→ **Objective**:
Show all lines that include the string "this"; copy each one.

* begin Raw records *

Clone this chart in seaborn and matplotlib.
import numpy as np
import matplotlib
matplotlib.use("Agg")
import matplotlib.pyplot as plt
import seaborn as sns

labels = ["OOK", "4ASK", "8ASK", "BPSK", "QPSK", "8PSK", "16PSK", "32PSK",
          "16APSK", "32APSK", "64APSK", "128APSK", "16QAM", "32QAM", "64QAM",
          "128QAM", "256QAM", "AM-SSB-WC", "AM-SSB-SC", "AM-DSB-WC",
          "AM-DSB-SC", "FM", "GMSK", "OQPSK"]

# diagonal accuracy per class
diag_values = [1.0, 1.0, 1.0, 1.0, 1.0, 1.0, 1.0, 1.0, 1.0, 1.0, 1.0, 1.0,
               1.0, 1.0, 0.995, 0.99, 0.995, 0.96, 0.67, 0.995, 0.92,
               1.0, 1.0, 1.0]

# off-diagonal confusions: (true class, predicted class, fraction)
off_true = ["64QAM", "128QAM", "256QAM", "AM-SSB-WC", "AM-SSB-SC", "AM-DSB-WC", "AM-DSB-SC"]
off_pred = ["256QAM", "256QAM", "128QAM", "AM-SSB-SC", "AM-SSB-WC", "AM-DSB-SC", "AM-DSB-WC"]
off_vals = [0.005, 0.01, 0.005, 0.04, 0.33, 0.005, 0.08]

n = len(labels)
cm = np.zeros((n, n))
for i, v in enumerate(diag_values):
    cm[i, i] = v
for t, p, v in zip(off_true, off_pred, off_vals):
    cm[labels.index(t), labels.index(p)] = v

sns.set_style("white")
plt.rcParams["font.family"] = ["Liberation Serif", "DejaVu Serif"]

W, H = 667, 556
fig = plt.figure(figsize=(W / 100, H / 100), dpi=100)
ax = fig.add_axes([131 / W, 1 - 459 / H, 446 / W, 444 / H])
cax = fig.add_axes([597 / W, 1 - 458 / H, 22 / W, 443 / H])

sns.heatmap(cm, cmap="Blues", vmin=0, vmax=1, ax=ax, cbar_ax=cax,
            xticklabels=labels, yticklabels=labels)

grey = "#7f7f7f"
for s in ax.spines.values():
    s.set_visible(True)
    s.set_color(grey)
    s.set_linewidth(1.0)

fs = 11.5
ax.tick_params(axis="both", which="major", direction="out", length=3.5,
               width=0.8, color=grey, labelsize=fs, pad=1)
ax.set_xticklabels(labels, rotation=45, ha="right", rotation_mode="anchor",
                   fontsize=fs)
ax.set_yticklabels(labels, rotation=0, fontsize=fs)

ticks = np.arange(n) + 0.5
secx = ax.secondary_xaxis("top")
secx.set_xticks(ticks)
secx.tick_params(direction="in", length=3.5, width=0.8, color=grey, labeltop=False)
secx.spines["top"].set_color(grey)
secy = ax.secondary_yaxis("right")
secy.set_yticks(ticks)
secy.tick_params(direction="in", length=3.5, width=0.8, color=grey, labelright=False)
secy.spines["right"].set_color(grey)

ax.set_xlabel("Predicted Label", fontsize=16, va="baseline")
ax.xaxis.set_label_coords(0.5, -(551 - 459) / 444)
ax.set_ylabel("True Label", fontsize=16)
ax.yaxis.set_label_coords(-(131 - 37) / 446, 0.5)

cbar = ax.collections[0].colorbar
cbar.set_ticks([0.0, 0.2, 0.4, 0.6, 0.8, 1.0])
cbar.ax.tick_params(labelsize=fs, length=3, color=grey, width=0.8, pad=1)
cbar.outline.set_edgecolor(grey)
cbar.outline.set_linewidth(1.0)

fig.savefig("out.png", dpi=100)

* end Raw records *
* begin Raw records *

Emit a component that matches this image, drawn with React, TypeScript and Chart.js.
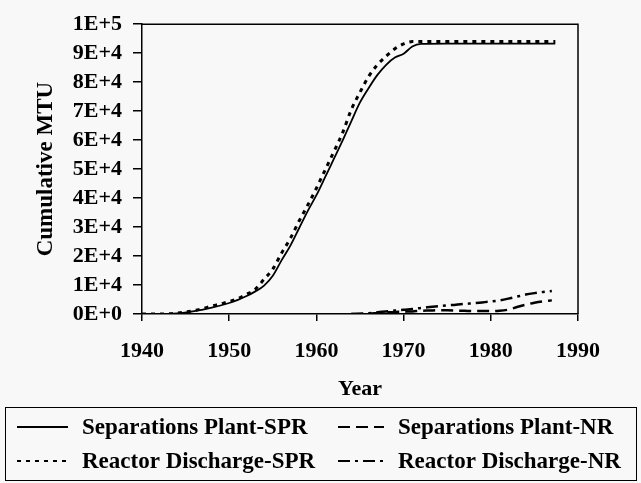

* end Raw records *
* begin Raw records *

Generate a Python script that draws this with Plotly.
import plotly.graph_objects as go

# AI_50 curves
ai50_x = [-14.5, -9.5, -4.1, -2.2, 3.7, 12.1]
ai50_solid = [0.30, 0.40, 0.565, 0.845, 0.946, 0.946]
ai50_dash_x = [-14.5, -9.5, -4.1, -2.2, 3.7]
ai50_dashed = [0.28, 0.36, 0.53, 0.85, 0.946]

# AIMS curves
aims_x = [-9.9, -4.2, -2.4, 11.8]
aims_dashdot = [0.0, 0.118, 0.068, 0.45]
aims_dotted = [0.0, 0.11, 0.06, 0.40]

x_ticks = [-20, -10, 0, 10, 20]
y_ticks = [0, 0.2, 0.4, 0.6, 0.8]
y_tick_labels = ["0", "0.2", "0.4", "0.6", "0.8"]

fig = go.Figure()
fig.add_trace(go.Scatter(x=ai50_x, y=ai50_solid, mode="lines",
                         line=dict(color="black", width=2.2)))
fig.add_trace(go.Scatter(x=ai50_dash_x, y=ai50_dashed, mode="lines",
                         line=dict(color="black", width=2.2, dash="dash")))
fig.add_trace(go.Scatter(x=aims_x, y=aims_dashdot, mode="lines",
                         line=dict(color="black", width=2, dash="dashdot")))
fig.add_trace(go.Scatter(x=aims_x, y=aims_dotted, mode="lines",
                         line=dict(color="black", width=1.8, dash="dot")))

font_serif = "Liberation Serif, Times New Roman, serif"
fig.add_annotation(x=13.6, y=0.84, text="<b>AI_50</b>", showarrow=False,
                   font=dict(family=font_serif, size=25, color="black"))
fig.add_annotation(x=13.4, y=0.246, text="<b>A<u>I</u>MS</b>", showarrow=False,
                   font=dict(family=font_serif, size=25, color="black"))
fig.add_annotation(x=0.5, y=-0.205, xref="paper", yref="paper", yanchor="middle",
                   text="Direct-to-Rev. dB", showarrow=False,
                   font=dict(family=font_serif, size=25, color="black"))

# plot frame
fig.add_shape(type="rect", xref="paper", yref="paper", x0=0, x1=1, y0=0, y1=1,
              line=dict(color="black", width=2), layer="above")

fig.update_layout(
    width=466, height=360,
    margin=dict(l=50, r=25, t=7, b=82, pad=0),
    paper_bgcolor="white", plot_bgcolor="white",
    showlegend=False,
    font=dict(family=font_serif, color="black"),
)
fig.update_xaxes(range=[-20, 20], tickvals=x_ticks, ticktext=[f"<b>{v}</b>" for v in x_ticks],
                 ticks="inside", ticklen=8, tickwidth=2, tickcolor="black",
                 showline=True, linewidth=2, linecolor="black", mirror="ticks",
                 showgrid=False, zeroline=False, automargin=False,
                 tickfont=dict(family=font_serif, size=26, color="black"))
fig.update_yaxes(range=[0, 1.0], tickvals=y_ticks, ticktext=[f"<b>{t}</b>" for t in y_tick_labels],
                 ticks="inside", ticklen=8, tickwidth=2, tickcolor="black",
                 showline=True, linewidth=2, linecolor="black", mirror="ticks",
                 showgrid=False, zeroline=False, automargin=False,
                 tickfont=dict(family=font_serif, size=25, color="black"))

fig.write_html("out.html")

* end Raw records *

→ **Answer below**:
Clone this chart in seaborn and matplotlib.
Emit a component that matches this image, drawn with React, TypeScript and Chart.js.
Generate a Python script that draws this with Plotly.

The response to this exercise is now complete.